The Government is not being asked to fully fund a PSO. It is being asked to co-fund it with the British Government. The airport's proposition to the Irish Government is a really good deal. It does not just involve investing in the transport infrastructure but investing in the tourism infrastructure. If we talk about the Causeway Coastal Route and the Wild Atlantic Way, a big vision for people in Donegal, Derry, Tyrone and the north west involves connecting those two very successful tourist links and having a vision for the region. Investment by the Irish Government in City of Derry Airport would be very positive and productive financially.
I welcome the Minister of State's commitment to meet Senator Ó Donnghaile and I but I ask him to also meet the board and management of the airport. I believe that when he hears what they have to say, the Government will invest in that airport. It is our responsibility and the right thing to do.
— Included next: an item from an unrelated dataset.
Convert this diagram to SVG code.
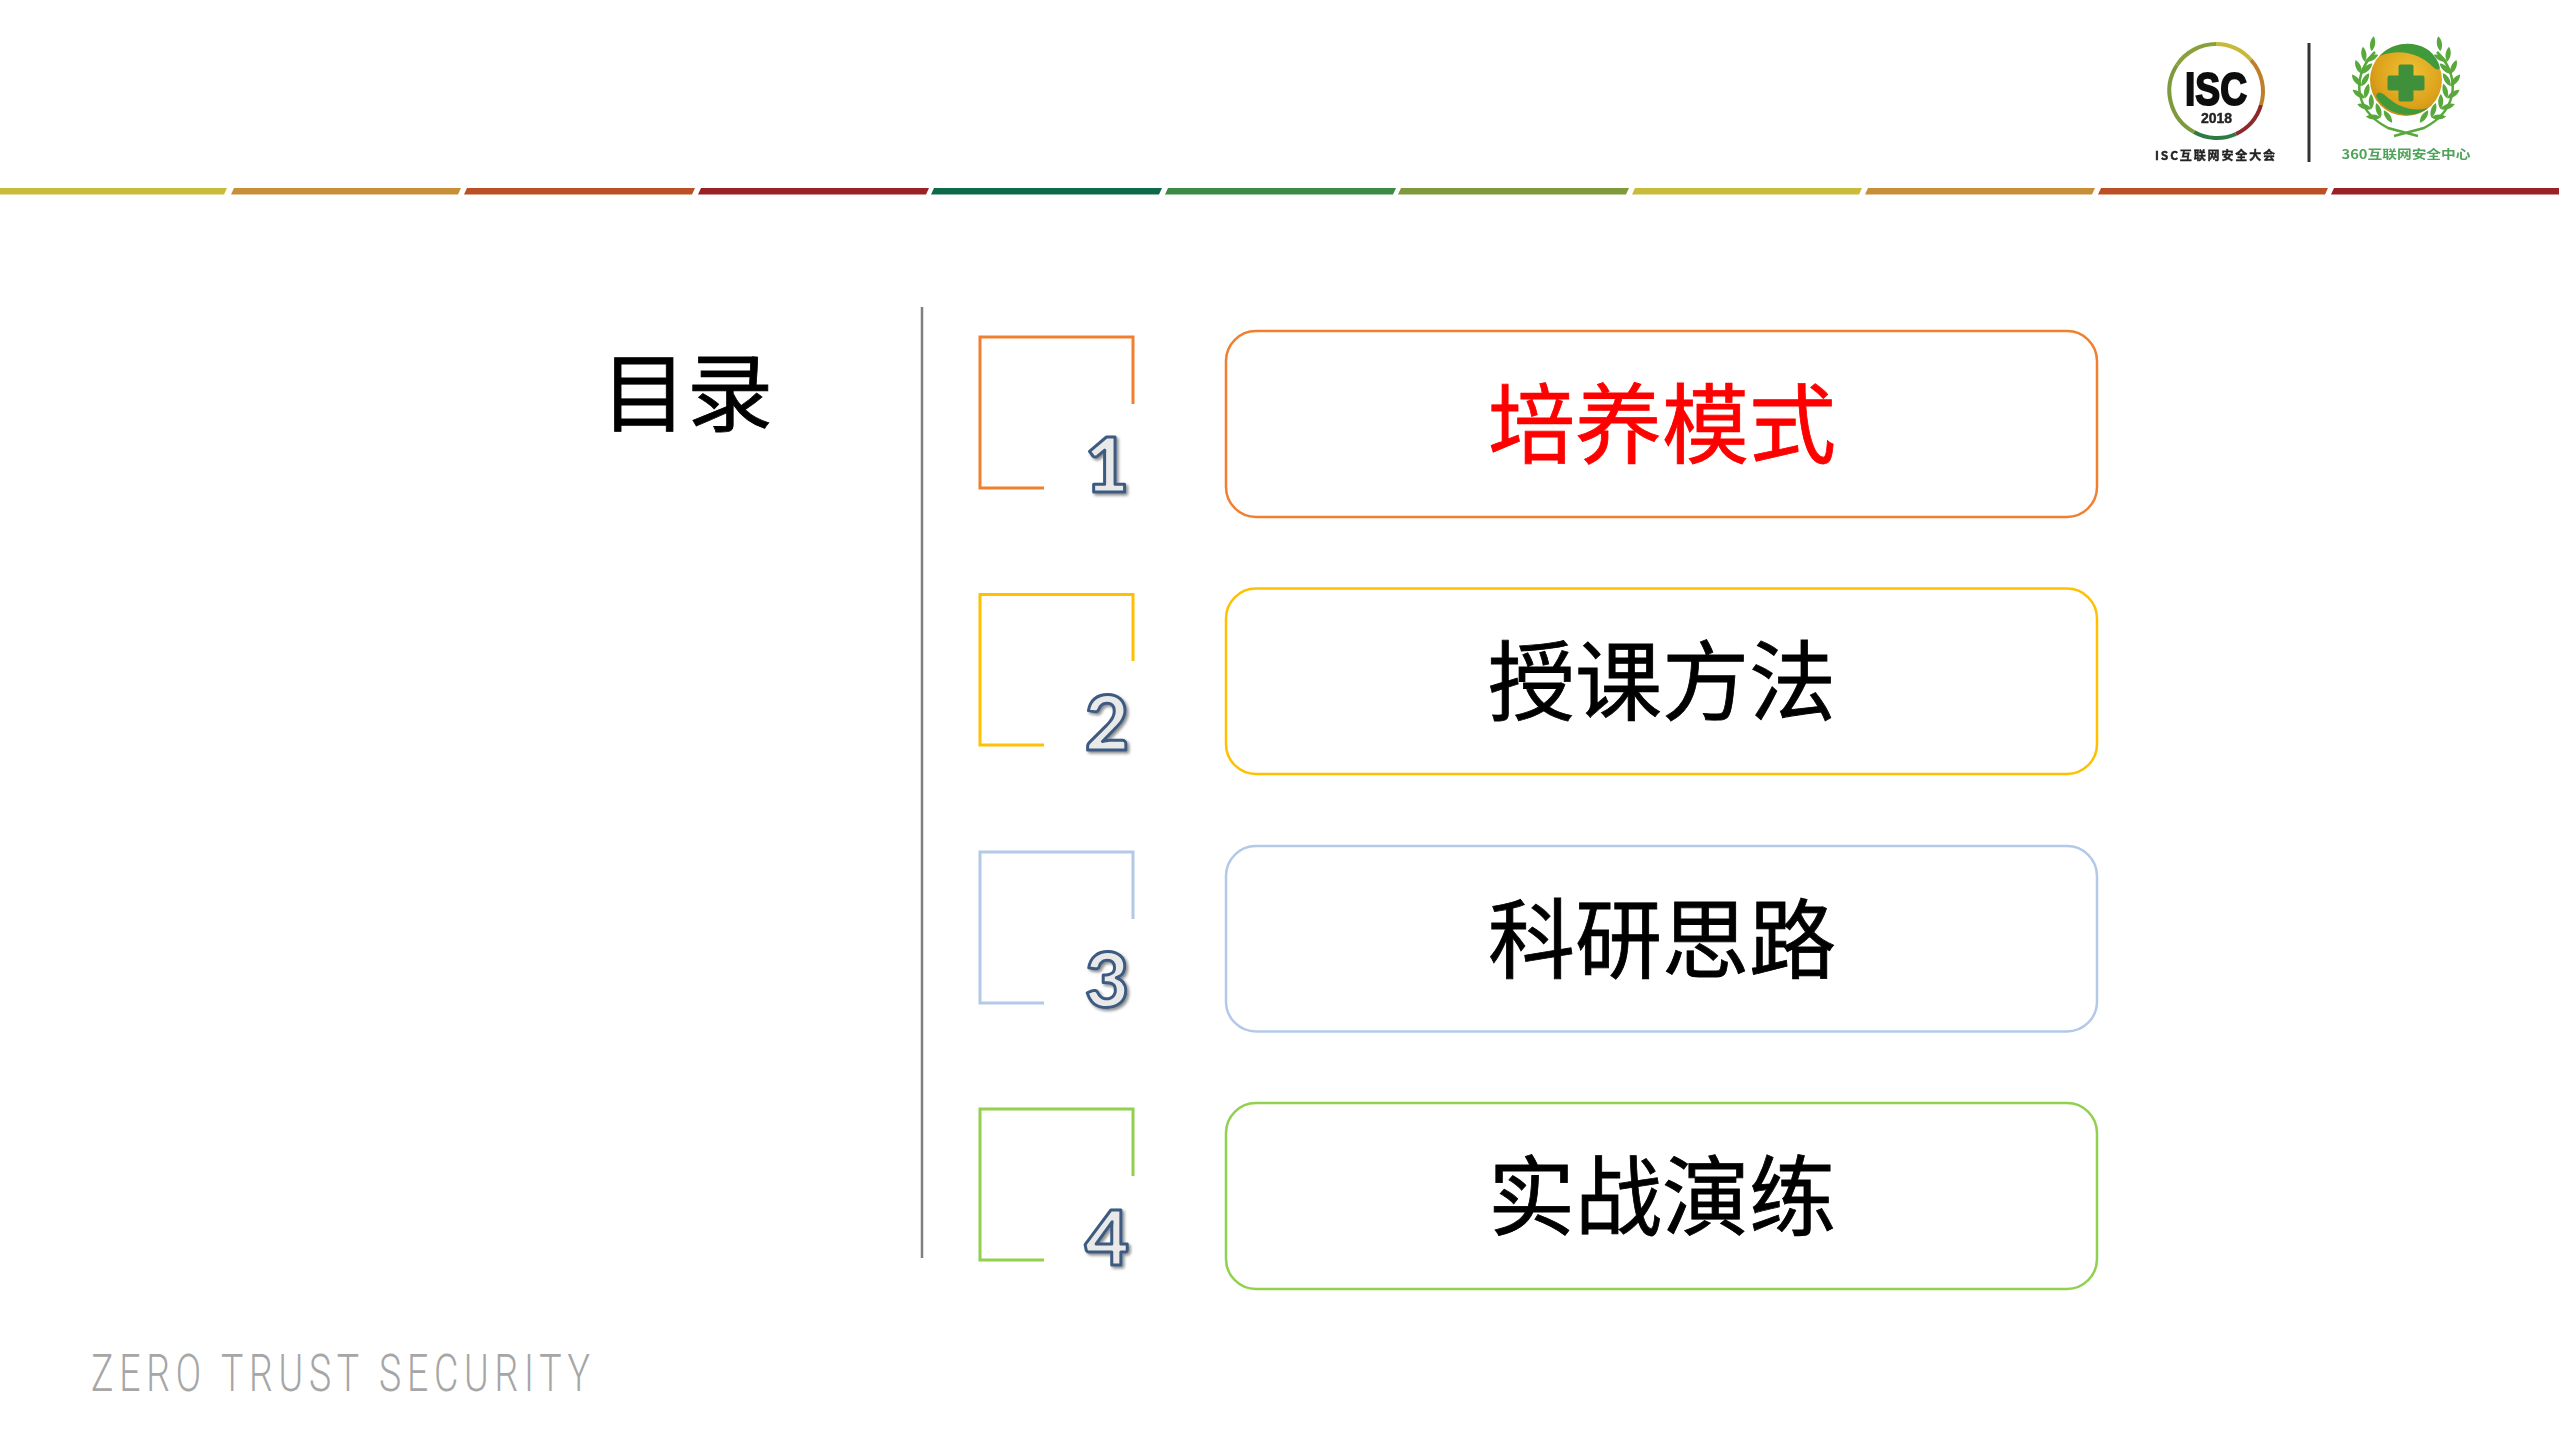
<svg xmlns="http://www.w3.org/2000/svg" width="2559" height="1439" viewBox="0 0 2559 1439">
<style>
.cjk{font-family:"Noto Sans CJK SC","Noto Sans",sans-serif}
.item{font-size:87px;text-anchor:middle;font-weight:400;stroke-width:.8}
.card{fill:#fff;stroke-width:2.5}
.br{fill:none;stroke-width:3}
.num{font-family:Lato,sans-serif;font-weight:900;font-size:76px;text-anchor:middle;fill:#e9e9e9;stroke:#3d5a80;stroke-width:3;stroke-linejoin:round;filter:url(#sh)}
.arc{fill:none;stroke-width:4}
</style>
<defs>
<filter id="sh" x="-30%" y="-30%" width="170%" height="170%"><feDropShadow dx="2" dy="2" stdDeviation="1.5" flood-color="#000" flood-opacity=".45"/></filter>
<filter id="bl" x="-5%" y="-5%" width="110%" height="110%"><feGaussianBlur stdDeviation=".6"/></filter>
<filter id="bl2" x="-5%" y="-20%" width="110%" height="140%"><feGaussianBlur stdDeviation=".5"/></filter>
<radialGradient id="ball" cx=".55" cy=".4" r=".65"><stop offset="0" stop-color="#efc234"/><stop offset=".7" stop-color="#dca21c"/><stop offset="1" stop-color="#c98a14"/></radialGradient>
<path id="leaf" d="M0 0C4 -3.500 10 -4 15 -1C11 3 4 3 0 0Z" fill="#58a83a"/>
<g id="wr">
<path d="M2437 52C2458 72 2462 108 2424 128L2394 136" fill="none" stroke="#58a83a" stroke-width="2.500"/>
<g id="leaves">
<use href="#leaf" transform="rotate(-40 2406 80) translate(2451 80) rotate(-55)"/>
<use href="#leaf" transform="rotate(-24 2406 80) translate(2451 80) rotate(-55)"/><use href="#leaf" transform="rotate(-24 2406 80) translate(2451 80) rotate(-125)"/>
<use href="#leaf" transform="rotate(-8 2406 80) translate(2451 80) rotate(-55)"/><use href="#leaf" transform="rotate(-8 2406 80) translate(2451 80) rotate(-125)"/>
<use href="#leaf" transform="rotate(8 2406 80) translate(2451 80) rotate(-55)"/><use href="#leaf" transform="rotate(8 2406 80) translate(2451 80) rotate(-125)"/>
<use href="#leaf" transform="rotate(24 2406 80) translate(2451 80) rotate(-55)"/><use href="#leaf" transform="rotate(24 2406 80) translate(2451 80) rotate(-125)"/>
<use href="#leaf" transform="rotate(40 2406 80) translate(2451 80) rotate(-55)"/><use href="#leaf" transform="rotate(40 2406 80) translate(2451 80) rotate(-125)"/>
<use href="#leaf" transform="rotate(56 2406 80) translate(2451 80) rotate(-55)"/><use href="#leaf" transform="rotate(56 2406 80) translate(2451 80) rotate(-125)"/>
<use href="#leaf" transform="rotate(72 2406 80) translate(2451 80) rotate(-125)"/>
</g>
</g>
</defs>
<rect width="2559" height="1439" fill="#fff"/>
<g id="rule" filter="url(#bl2)">
<polygon points="0,188 227,188 224,194.500 0,194.500" fill="#c9bb3a"/>
<polygon points="234,188 461,188 458,194.500 231,194.500" fill="#c88f3a"/>
<polygon points="467,188 695,188 692,194.500 464,194.500" fill="#bb4f25"/>
<polygon points="701,188 929,188 926,194.500 698,194.500" fill="#982028"/>
<polygon points="934,188 1162,188 1159,194.500 931,194.500" fill="#0f6b4a"/>
<polygon points="1168,188 1396,188 1393,194.500 1165,194.500" fill="#3a8a44"/>
<polygon points="1401,188 1629,188 1626,194.500 1398,194.500" fill="#7e9a3c"/>
<polygon points="1635,188 1862,188 1859,194.500 1632,194.500" fill="#c9bb3a"/>
<polygon points="1868,188 2095,188 2092,194.500 1865,194.500" fill="#c88f3a"/>
<polygon points="2101,188 2328,188 2325,194.500 2098,194.500" fill="#bb4f25"/>
<polygon points="2334,188 2559,188 2559,194.500 2331,194.500" fill="#982028"/>
</g>
<g id="logos" filter="url(#bl)">
<path class="arc" stroke="#8aa03c" d="M2177 65A47 47 0 0 1 2216 44"/>
<path class="arc" stroke="#c9b93a" d="M2216 44A47 47 0 0 1 2251 60"/>
<path class="arc" stroke="#bd7f2c" d="M2251 60A47 47 0 0 1 2261 105"/>
<path class="arc" stroke="#8c2b2b" d="M2261 105A47 47 0 0 1 2236 134"/>
<path class="arc" stroke="#2f7a45" d="M2236 134A47 47 0 0 1 2194 132"/>
<path class="arc" stroke="#7e9a3c" d="M2194 132A47 47 0 0 1 2177 65"/>
<text x="2216" y="105" font-family="'Liberation Sans',sans-serif" font-weight="700" font-size="46" text-anchor="middle" fill="#111" stroke="#111" stroke-width="2" textLength="62" lengthAdjust="spacingAndGlyphs">ISC</text>
<text x="2216.500" y="123" font-family="'Liberation Sans',sans-serif" font-weight="700" font-size="14" text-anchor="middle" fill="#222" stroke="#222" stroke-width=".4">2018</text>
<text x="2215" y="160" class="cjk" font-weight="700" font-size="12" text-anchor="middle" fill="#222" stroke="#222" stroke-width=".4" textLength="120">ISC互联网安全大会</text>
<line x1="2309" y1="43" x2="2309" y2="162" stroke="#333" stroke-width="3"/>
<use href="#wr"/>
<use href="#wr" transform="translate(4812 0) scale(-1 1)"/>
<circle cx="2406" cy="80" r="36" fill="url(#ball)"/>
<path d="M2380 56C2396 38 2428 40 2438 62C2442 70 2438 72 2432 66C2420 54 2400 48 2380 56Z" fill="#3f9a3a"/>
<path d="M2376 96C2378 90 2382 92 2388 98C2400 108 2414 112 2428 108C2414 120 2386 116 2376 96Z" fill="#3f9a3a"/>
<path d="M2400.500 66.500h11v11h11v11h-11v11h-11v-11h-11v-11h11Z" fill="#3f8f3a" stroke="#3f8f3a" stroke-width="4" stroke-linejoin="round"/>
<text x="2406" y="159" class="cjk" font-size="12.500" font-weight="700" text-anchor="middle" fill="#4fa35a" textLength="129" lengthAdjust="spacingAndGlyphs">360互联网安全中心</text>
</g>
<g id="title"><text x="687" y="425" class="cjk" font-size="86" font-weight="400" stroke="#000" stroke-width=".8" text-anchor="middle">目录</text></g>
<line id="divider" x1="922" y1="307" x2="922" y2="1258" stroke="#7f7f7f" stroke-width="2.500"/>
<g id="item1">
<path class="br" stroke="#f08030" d="M1044 488H980V337H1133V404"/>
<text class="num" x="1107" y="492">1</text>
<rect class="card" x="1226" y="331" width="871" height="186" rx="30" stroke="#f08030"/>
<text class="cjk item" x="1662" y="457" fill="#ff0000" stroke="#ff0000">培养模式</text>
</g>
<g id="item2">
<path class="br" stroke="#ffc000" d="M1044 745H980V594.500H1133V661"/>
<text class="num" x="1107" y="750">2</text>
<rect class="card" x="1226" y="588.500" width="871" height="185.500" rx="30" stroke="#ffc000"/>
<text class="cjk item" x="1662" y="714" fill="#000" stroke="#000">授课方法</text>
</g>
<g id="item3">
<path class="br" stroke="#b4c9e8" d="M1044 1003H980V852H1133V919"/>
<text class="num" x="1107" y="1007">3</text>
<rect class="card" x="1226" y="846" width="871" height="185.500" rx="30" stroke="#b4c9e8"/>
<text class="cjk item" x="1662" y="972" fill="#000" stroke="#000">科研思路</text>
</g>
<g id="item4">
<path class="br" stroke="#92d050" d="M1044 1260H980V1109H1133V1176"/>
<text class="num" x="1107" y="1265">4</text>
<rect class="card" x="1226" y="1103" width="871" height="186" rx="30" stroke="#92d050"/>
<text class="cjk item" x="1662" y="1229" fill="#000" stroke="#000">实战演练</text>
</g>
<g id="footer"><text transform="translate(91 1391) scale(.72 1)" font-family="Roboto,sans-serif" font-weight="300" font-size="52" fill="#a6a6a6" textLength="693" lengthAdjust="spacing">ZERO TRUST SECURITY</text></g>
</svg>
I think everyone in the House will accept that the Government has very limited resources in terms of the development of our regional airports. We have two PSO routes - Kerry and Donegal. A number of PSO routes have already been, for want of a better word, withdrawn. They include Waterford, Galway, Sligo and Derry. Based on the limited resources we have, given the limitations that are there and the fact that the policy has already been subject to scrutiny by the European Commission, we must work within the parameters that have been set out in the Department's policies.
While I do not have a direct role in aviation or transport policy, I do have a role in tourism development. Certainly, I do not have any difficulty with meeting stakeholders along the Wild Atlantic Way. I holidayed on it in Donegal this year and the previous year and I have to say that it has an awful lot to offer. I would have no difficulty in engaging with public representatives from Donegal, Sligo and Leitrim regarding the development of the north west.
I will relay the Senator's sentiments to the Minister and will ask his office to arrange at the earliest opportunity for him to engage with all Members of the Oireachtas from County Donegal regarding this issue.